Water Management HSE & Service Quality
In the energy industry, companies must meet or exceed a vast array of environmental, health and safety standards. Halliburton goes beyond compliance to focus on sustainability in everything we do, striving to leave the places where we work better than we found them. Our goal is to provide products and services that have minimal environmental impact, are safe in their intended use, consume resources efficiently, and can be recycled, re-used or disposed of safely. We have always embraced the job of ensuring that all our technologies meet the highest safety and environmental standards.
When it comes to using water, we believe that less is more
Water is arguably Earth's most precious resource. And wherever we work, the public wants to know that their water is safe. Conserving fresh water by using less of it-particularly in places where fresh water is in short supply-requires innovative methods to reuse produced water and then safely recycle or dispose it.
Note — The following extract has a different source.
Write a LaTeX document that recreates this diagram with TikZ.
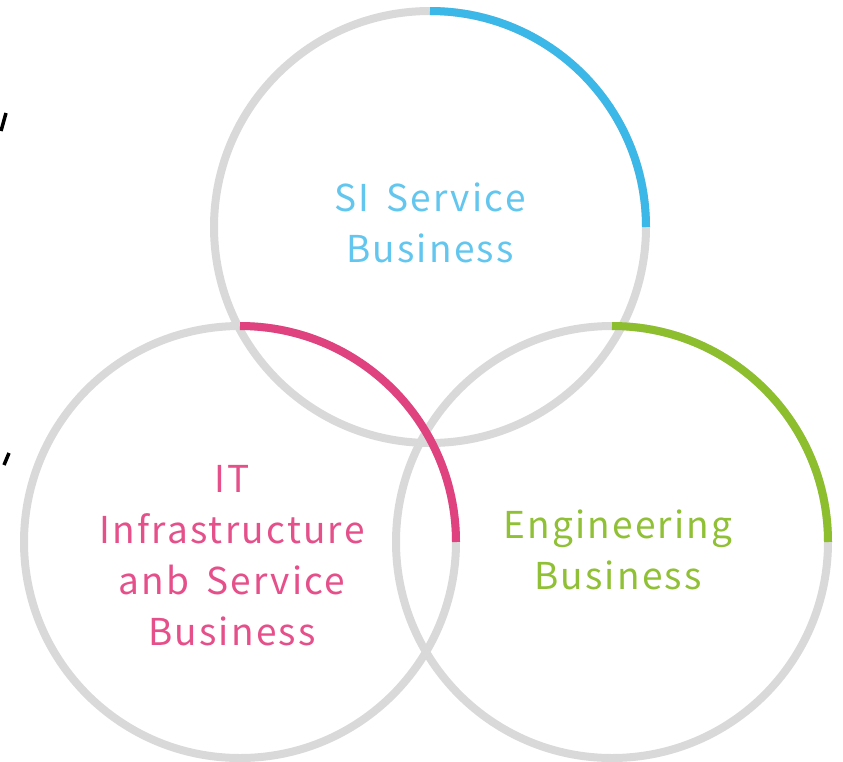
\documentclass[tikz,border=0pt]{standalone}
\usepackage{fontspec}
\setmainfont{Noto Sans CJK JP}[LetterSpace=6,WordSpace=1.6]
\definecolor{ringgray}{HTML}{D9D9D9}
\definecolor{siblue}{HTML}{3BB7E8}
\definecolor{sitext}{HTML}{62C6EE}
\definecolor{itpink}{HTML}{E0427F}
\definecolor{ittext}{HTML}{E5508B}
\definecolor{enggreen}{HTML}{8DBE2E}
\definecolor{engtext}{HTML}{90C035}
\begin{document}
\begin{tikzpicture}[x=1pt,y=-1pt,
  ring/.style={circle,draw=ringgray,line width=8pt,minimum size=432pt,inner sep=0pt,outer sep=0pt},
  accent/.style={line width=8pt},
  label/.style={align=center,font=\fontsize{37}{51}\selectfont}]
\useasboundingbox (0,0) rectangle (843,761);
\node[ring] (top) at (430,227) {};
\node[ring] (left) at (240,542) {};
\node[ring] (right) at (612,542) {};
\draw[accent,siblue] (top.north) arc[start angle=90,end angle=0,radius=216pt];
\draw[accent,itpink] (left.north) arc[start angle=90,end angle=0,radius=216pt];
\draw[accent,enggreen] (right.north) arc[start angle=90,end angle=0,radius=216pt];
\node[label,text=sitext] (sitxt) at (430,223) {SI Service\\Business};
\node[label,text=ittext] (ittxt) at (232,556) {IT\\Infrastructure\\anb Service\\Business};
\node[label,text=engtext] (engtxt) at (618,550) {Engineering\\Business};
\draw[line width=3.5pt] (1,131) -- (6,113);
\draw[line width=3.5pt] (4,465) -- (9,453);
\end{tikzpicture}
\end{document}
As a conservation measure, the energy service industry-lead by Halliburton-is making huge strides in the effort to use produced water, flowback treatment water and water from uncommon sources, in place of other water sources.
For decades, Halliburton has stimulated hydrocarbon production without compromising groundwater
Invented by Halliburton, fracture stimulation is a common, well-established and highly regulated practice that has been used to safely stimulate hydrocarbon production for approximately 57 years. It involves injecting fluid mixtures into coalbed methane reservoirs, shale plays, tight sands and other formations to improve hydrocarbon flow.
Halliburton and other energy industry members use casing, cementing, zonal isolation and fluid removal technology to seal off and protect drinking water from fluids used in wells. In addition, fracture stimulation activities take place at depths that are hundreds-even thousands-of feet deeper than any groundwater aquifers that could reasonably be considered a source of drinking water.